(GOAL OF THE EXERCISE) Copy out each line containing "that" from the entries below.
======== DATA ROWS ========
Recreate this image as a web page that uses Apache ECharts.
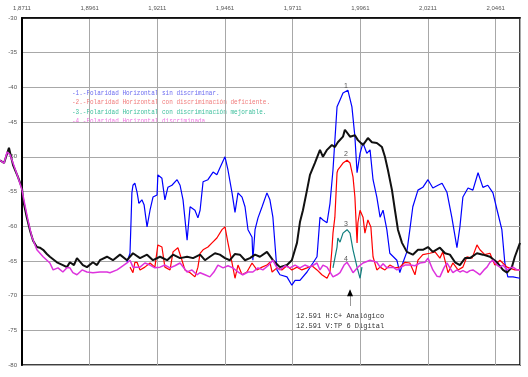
========
======== DATA ROWS ========
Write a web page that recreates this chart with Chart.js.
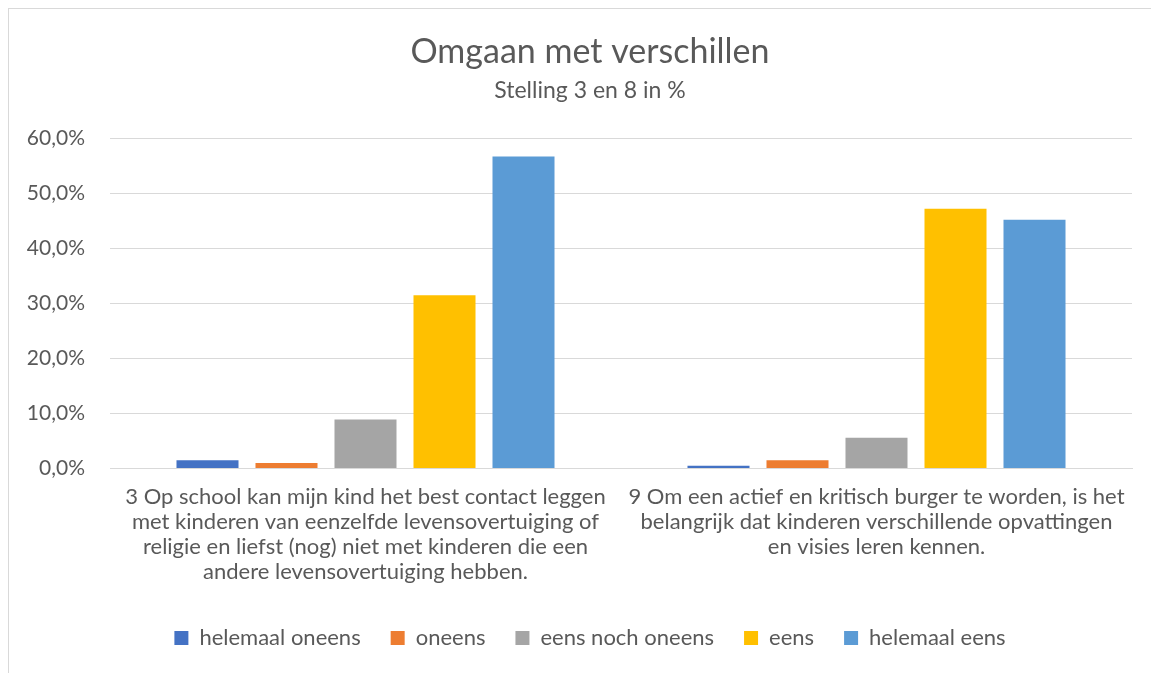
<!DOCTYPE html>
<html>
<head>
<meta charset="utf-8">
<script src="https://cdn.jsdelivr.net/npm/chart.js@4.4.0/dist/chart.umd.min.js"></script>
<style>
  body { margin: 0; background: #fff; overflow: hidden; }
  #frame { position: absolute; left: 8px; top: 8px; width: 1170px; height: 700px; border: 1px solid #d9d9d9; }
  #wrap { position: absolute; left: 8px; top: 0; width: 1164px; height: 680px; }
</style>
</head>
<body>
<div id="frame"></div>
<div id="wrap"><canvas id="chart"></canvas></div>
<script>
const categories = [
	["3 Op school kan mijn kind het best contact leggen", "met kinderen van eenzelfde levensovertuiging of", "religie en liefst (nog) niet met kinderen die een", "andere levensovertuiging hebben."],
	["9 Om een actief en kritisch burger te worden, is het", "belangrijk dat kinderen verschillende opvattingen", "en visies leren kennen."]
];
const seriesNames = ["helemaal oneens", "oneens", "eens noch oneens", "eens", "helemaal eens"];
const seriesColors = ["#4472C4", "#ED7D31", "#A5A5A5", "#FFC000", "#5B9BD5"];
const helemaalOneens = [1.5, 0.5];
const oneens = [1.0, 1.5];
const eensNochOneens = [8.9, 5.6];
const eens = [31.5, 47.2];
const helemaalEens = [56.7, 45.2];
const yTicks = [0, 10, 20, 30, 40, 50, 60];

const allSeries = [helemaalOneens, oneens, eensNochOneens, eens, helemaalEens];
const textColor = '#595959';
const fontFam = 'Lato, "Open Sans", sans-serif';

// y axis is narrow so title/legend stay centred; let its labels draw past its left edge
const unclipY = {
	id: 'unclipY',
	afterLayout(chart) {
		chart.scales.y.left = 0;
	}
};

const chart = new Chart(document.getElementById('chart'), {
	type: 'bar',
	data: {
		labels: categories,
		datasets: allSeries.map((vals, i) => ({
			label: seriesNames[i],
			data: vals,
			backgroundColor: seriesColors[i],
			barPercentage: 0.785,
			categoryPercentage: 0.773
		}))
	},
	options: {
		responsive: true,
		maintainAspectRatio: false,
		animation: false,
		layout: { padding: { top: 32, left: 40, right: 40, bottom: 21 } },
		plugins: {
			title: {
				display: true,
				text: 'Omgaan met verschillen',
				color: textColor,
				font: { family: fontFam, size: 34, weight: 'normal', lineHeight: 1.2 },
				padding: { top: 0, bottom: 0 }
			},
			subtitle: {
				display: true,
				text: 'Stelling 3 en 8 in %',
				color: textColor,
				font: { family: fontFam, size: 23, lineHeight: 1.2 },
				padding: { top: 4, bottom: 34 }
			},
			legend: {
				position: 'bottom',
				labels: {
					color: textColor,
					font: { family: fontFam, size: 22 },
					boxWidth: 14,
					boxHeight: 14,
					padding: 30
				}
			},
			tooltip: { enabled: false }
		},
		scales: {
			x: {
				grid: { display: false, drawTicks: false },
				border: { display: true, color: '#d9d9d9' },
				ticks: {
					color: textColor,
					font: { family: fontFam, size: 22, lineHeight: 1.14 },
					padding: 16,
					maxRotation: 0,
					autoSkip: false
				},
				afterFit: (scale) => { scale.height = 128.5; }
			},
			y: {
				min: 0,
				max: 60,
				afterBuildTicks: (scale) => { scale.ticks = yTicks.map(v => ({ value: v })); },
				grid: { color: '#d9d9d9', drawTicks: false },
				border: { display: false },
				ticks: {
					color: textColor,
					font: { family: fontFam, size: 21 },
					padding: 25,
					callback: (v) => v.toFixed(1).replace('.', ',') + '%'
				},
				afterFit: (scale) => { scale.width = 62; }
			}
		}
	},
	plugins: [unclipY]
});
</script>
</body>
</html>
========
(EXERCISE SOLUTION)
Recreate this image as a web page that uses Apache ECharts.
Write a web page that recreates this chart with Chart.js.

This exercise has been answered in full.